3. Stage the key rooms
Put your energy into the living room, primary bedroom, and kitchen. These spaces tend to shape emotional response and photo performance.
4. Separate cosmetic from technical work
Use city guidance and qualified professionals to determine whether a project is cosmetic, permit-sensitive, or a true repair issue. This helps prevent delays and wasted spending.
5. Prepare disclosures and records
Gather permit information, repair history, and disclosure details before your home hits the market. Early organization can make the transaction smoother once offers come in.
The goal is not perfection
The smartest prep for selling your Studio City home is not about making it brand new. It is about making it easy for buyers to understand the value, trust the condition, and feel comfortable writing an offer.
In today’s Studio City market, that usually means pricing from current comps, improving visible condition, focusing your staging where it matters most, and checking permit or disclosure issues before they become deal friction.

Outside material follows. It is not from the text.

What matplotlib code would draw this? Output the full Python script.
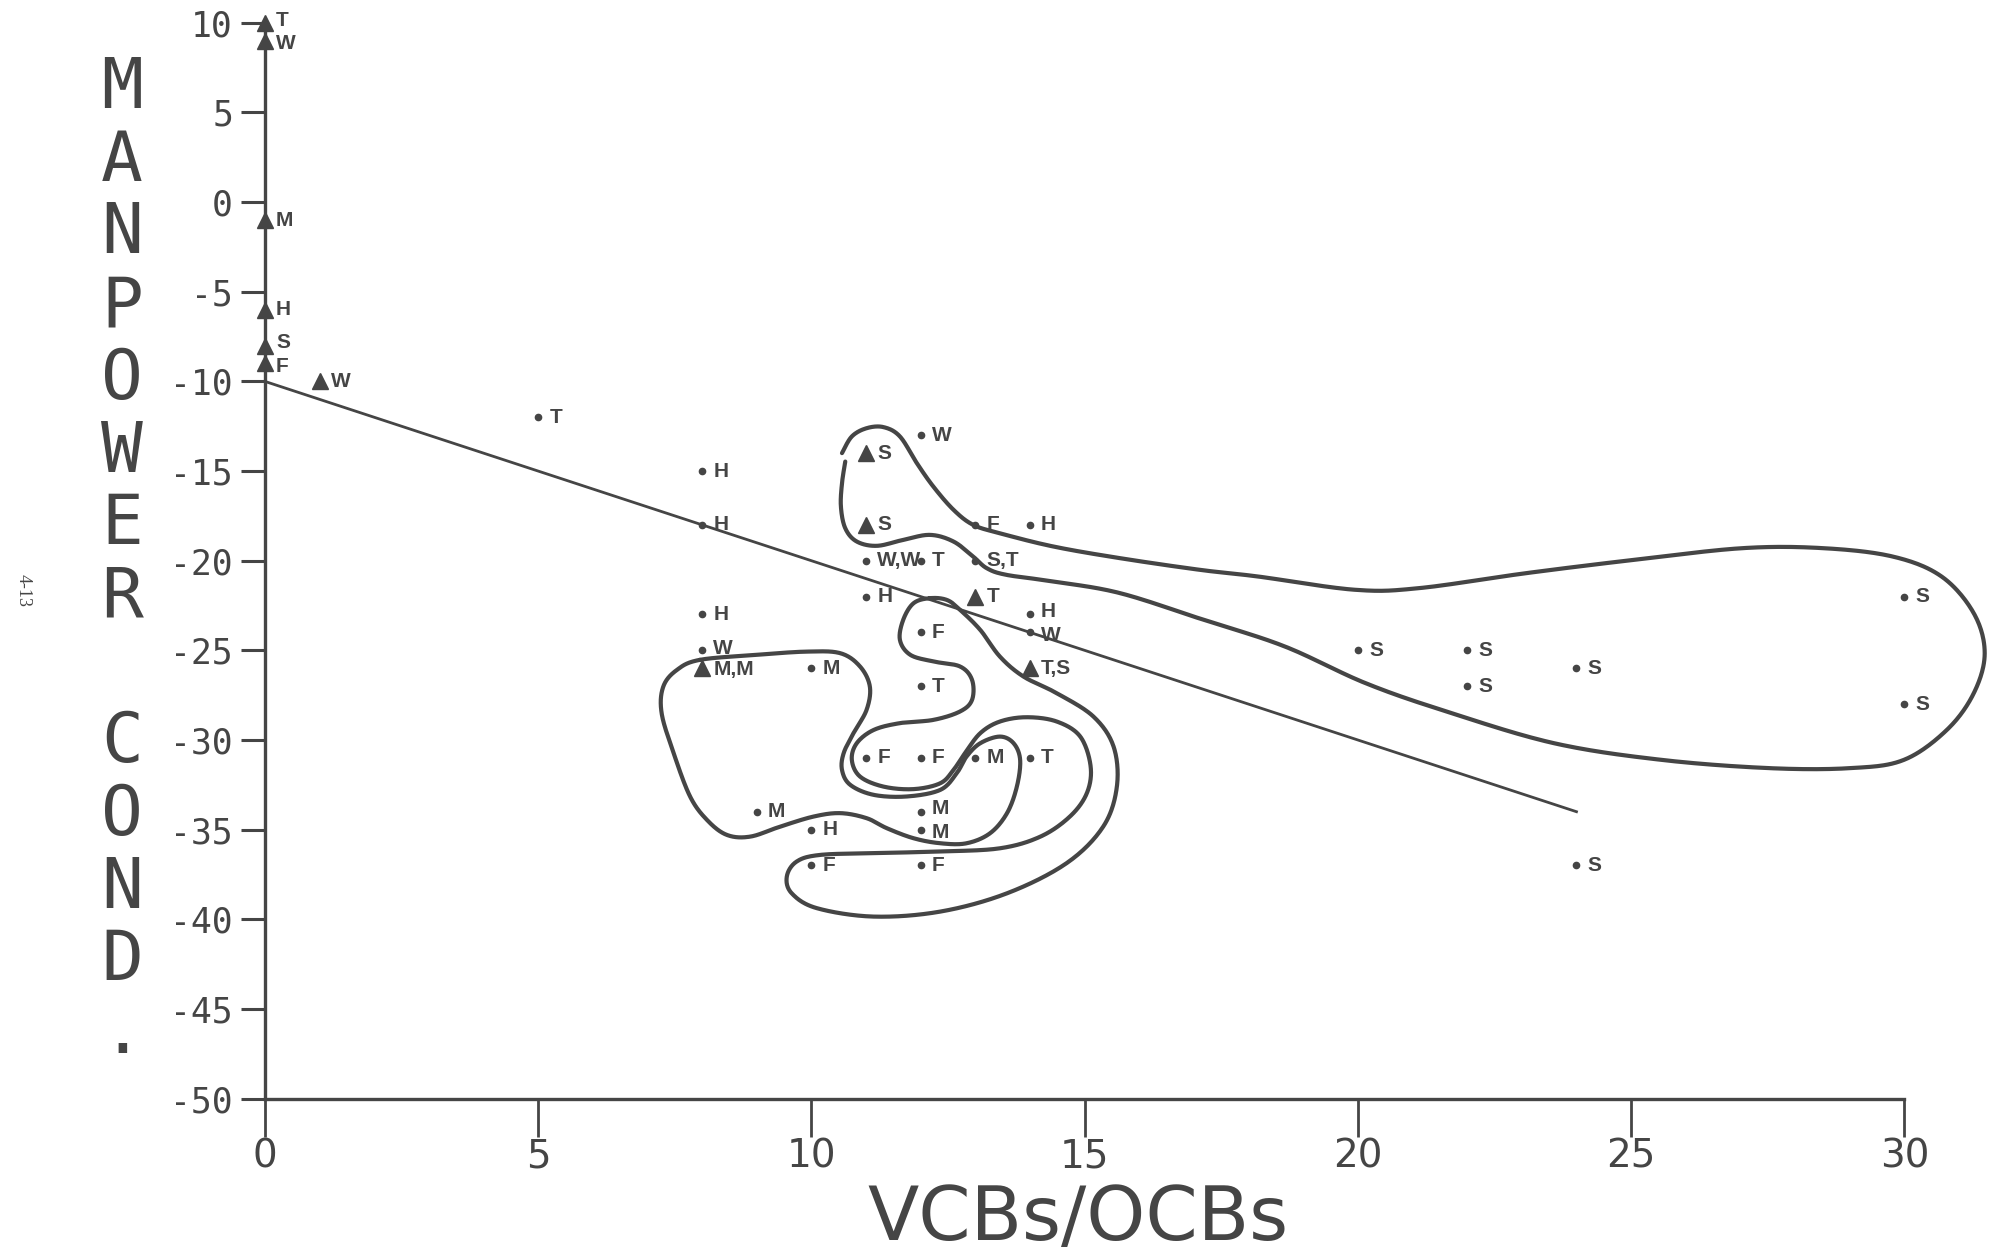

A calm, well-planned launch often beats a rushed or overbuilt one.
If you want a tailored pre-listing strategy for your Studio City property, Adam Dehrey offers concierge seller guidance with the local market insight and polished presentation needed to help your home stand out.
FAQs
What prep adds the most value before selling a Studio City home?
- For many Studio City sellers, the most practical high-impact steps are decluttering, deep cleaning, improving curb appeal, and addressing visible condition issues before listing.
What rooms should I stage when selling a Studio City house?
- The living room, primary bedroom, and kitchen are usually the top rooms to prioritize because buyers’ agents ranked them as the most important spaces for staging.
Do I need a permit for cosmetic work on a Studio City home?
- Some cosmetic work generally does not require a permit in Los Angeles, including carpeting, some cabinet refinishing, many countertop changes, and certain floor-covering updates, but work involving structure, plumbing, or electrical generally does require review.
Should I remodel my Studio City home before selling?
- Usually, it makes sense to start with paint, cleaning, staging, and visible repairs before considering major remodeling, unless a larger item is clearly failing or far below local market standards.
What should I do if I suspect unpermitted work on my Studio City property?
- Review LADBS property records before listing so you can understand the permit history early and address any questions before a buyer raises them during the sale process.
How should I price my Studio City home before listing?
- Price should be based on recent closed comparable sales that closely match your home’s type, size, and condition, since Studio City market data shows that many homes sell near or slightly below asking rather than far above it.